-- start of Dataset records --

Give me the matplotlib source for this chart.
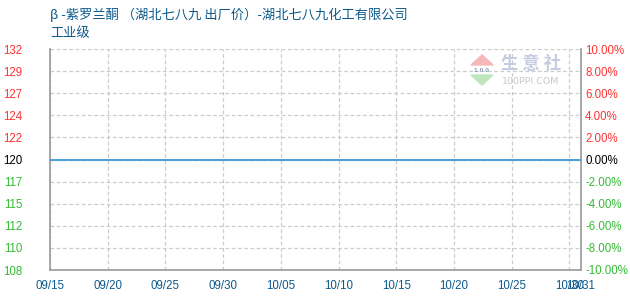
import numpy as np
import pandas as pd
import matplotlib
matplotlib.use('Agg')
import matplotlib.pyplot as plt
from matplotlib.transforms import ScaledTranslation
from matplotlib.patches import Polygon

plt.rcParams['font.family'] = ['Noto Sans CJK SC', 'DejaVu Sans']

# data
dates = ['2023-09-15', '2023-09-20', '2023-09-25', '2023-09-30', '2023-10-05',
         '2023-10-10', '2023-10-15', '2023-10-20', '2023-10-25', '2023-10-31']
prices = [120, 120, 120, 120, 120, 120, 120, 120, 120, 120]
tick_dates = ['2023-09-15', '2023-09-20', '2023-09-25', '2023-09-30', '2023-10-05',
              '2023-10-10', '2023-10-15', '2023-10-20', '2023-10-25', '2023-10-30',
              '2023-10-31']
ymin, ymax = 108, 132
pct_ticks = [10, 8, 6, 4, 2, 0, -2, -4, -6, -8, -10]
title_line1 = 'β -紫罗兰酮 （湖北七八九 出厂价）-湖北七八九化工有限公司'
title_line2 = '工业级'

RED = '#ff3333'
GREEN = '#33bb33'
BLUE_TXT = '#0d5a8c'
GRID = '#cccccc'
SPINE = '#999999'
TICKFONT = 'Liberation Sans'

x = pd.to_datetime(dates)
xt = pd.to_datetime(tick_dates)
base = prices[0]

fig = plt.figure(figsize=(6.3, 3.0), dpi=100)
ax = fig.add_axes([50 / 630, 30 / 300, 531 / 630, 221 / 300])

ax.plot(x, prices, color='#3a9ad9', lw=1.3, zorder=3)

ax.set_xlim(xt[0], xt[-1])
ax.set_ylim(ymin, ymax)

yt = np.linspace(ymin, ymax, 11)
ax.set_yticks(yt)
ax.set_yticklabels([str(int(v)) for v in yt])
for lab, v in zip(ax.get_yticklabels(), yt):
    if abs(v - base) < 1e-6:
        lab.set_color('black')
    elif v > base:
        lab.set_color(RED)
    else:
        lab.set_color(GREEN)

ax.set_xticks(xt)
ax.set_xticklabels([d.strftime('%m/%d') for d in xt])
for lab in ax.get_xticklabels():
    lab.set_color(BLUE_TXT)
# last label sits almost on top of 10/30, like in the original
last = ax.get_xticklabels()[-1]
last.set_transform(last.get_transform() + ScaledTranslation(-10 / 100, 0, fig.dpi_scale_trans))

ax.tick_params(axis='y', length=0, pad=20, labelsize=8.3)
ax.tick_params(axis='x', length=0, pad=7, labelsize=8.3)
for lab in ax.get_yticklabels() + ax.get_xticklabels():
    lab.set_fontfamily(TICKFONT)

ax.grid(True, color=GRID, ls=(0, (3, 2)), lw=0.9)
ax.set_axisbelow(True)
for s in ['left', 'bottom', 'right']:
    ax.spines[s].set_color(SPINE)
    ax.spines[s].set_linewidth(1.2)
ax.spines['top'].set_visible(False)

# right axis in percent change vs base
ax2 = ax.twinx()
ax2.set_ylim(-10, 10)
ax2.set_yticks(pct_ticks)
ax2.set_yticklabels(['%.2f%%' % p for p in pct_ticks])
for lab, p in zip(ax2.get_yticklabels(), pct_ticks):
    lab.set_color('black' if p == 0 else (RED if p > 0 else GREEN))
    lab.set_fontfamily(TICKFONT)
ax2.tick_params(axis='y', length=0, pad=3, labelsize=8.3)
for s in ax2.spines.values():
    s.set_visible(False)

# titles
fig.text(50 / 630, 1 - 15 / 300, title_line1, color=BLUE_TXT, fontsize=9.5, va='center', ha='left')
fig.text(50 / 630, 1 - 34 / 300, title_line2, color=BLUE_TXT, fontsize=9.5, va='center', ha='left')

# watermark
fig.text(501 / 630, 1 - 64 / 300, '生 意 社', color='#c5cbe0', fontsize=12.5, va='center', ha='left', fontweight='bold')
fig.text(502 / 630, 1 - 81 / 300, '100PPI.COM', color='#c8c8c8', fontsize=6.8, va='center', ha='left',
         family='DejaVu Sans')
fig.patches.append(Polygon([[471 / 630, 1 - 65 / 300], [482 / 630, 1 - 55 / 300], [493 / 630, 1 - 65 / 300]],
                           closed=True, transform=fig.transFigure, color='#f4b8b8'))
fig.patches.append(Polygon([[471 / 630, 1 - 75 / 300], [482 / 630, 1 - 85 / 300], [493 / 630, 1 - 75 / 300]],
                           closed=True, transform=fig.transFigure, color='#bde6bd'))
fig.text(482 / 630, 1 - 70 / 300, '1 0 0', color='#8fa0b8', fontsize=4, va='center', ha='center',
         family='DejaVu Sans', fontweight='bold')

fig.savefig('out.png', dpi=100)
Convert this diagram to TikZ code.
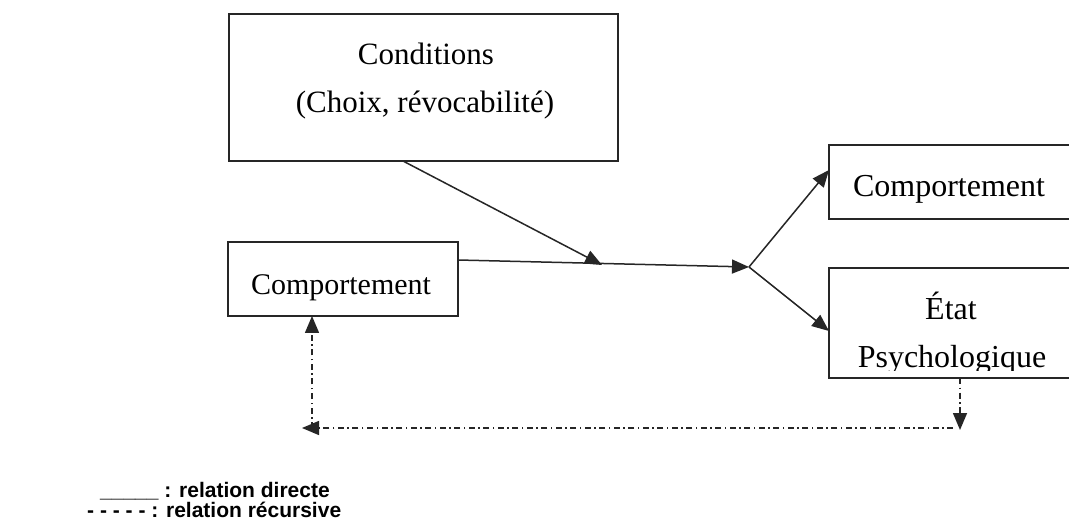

-- end of Dataset records --
-- start of Dataset records --

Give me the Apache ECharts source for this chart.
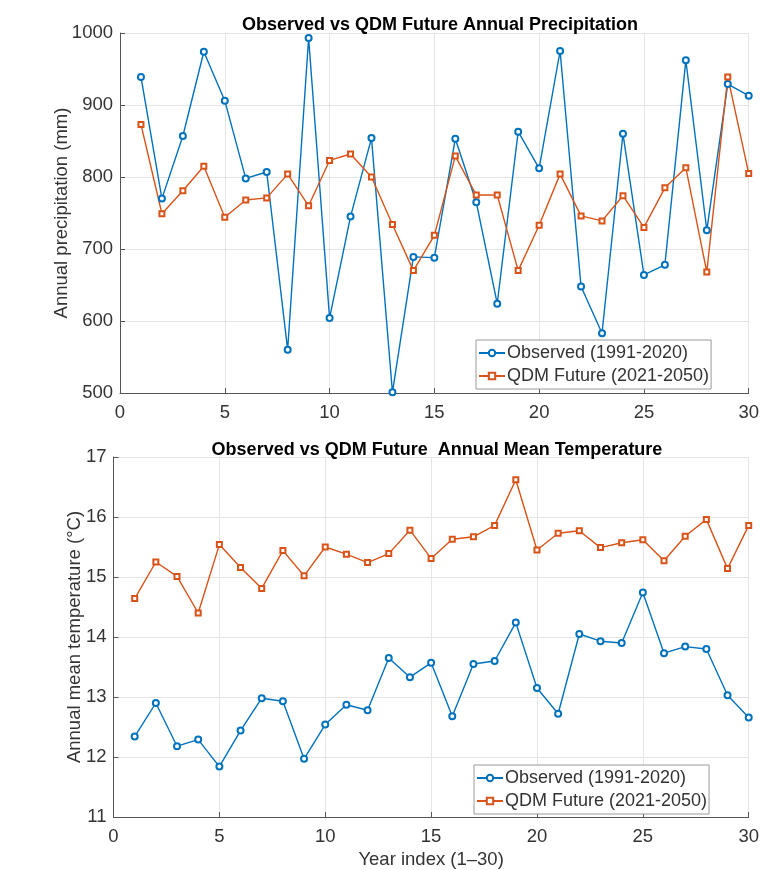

-- end of Dataset records --

Above this task is a listing with pictures in it. Retype only the lines from the one containing "Give me the matplotlib source for this chart." through the one containing "last.set_transform(last.get_transform() + ScaledTranslation(-10", both included, and not the pictures.

Exercise output
Give me the matplotlib source for this chart.
import numpy as np
import pandas as pd
import matplotlib
matplotlib.use('Agg')
import matplotlib.pyplot as plt
from matplotlib.transforms import ScaledTranslation
from matplotlib.patches import Polygon

plt.rcParams['font.family'] = ['Noto Sans CJK SC', 'DejaVu Sans']

# data
dates = ['2023-09-15', '2023-09-20', '2023-09-25', '2023-09-30', '2023-10-05',
         '2023-10-10', '2023-10-15', '2023-10-20', '2023-10-25', '2023-10-31']
prices = [120, 120, 120, 120, 120, 120, 120, 120, 120, 120]
tick_dates = ['2023-09-15', '2023-09-20', '2023-09-25', '2023-09-30', '2023-10-05',
              '2023-10-10', '2023-10-15', '2023-10-20', '2023-10-25', '2023-10-30',
              '2023-10-31']
ymin, ymax = 108, 132
pct_ticks = [10, 8, 6, 4, 2, 0, -2, -4, -6, -8, -10]
title_line1 = 'β -紫罗兰酮 （湖北七八九 出厂价）-湖北七八九化工有限公司'
title_line2 = '工业级'

RED = '#ff3333'
GREEN = '#33bb33'
BLUE_TXT = '#0d5a8c'
GRID = '#cccccc'
SPINE = '#999999'
TICKFONT = 'Liberation Sans'

x = pd.to_datetime(dates)
xt = pd.to_datetime(tick_dates)
base = prices[0]

fig = plt.figure(figsize=(6.3, 3.0), dpi=100)
ax = fig.add_axes([50 / 630, 30 / 300, 531 / 630, 221 / 300])

ax.plot(x, prices, color='#3a9ad9', lw=1.3, zorder=3)

ax.set_xlim(xt[0], xt[-1])
ax.set_ylim(ymin, ymax)

yt = np.linspace(ymin, ymax, 11)
ax.set_yticks(yt)
ax.set_yticklabels([str(int(v)) for v in yt])
for lab, v in zip(ax.get_yticklabels(), yt):
    if abs(v - base) < 1e-6:
        lab.set_color('black')
    elif v > base:
        lab.set_color(RED)
    else:
        lab.set_color(GREEN)

ax.set_xticks(xt)
ax.set_xticklabels([d.strftime('%m/%d') for d in xt])
for lab in ax.get_xticklabels():
    lab.set_color(BLUE_TXT)
# last label sits almost on top of 10/30, like in the original
last = ax.get_xticklabels()[-1]
last.set_transform(last.get_transform() + ScaledTranslation(-10 / 100, 0, fig.dpi_scale_trans))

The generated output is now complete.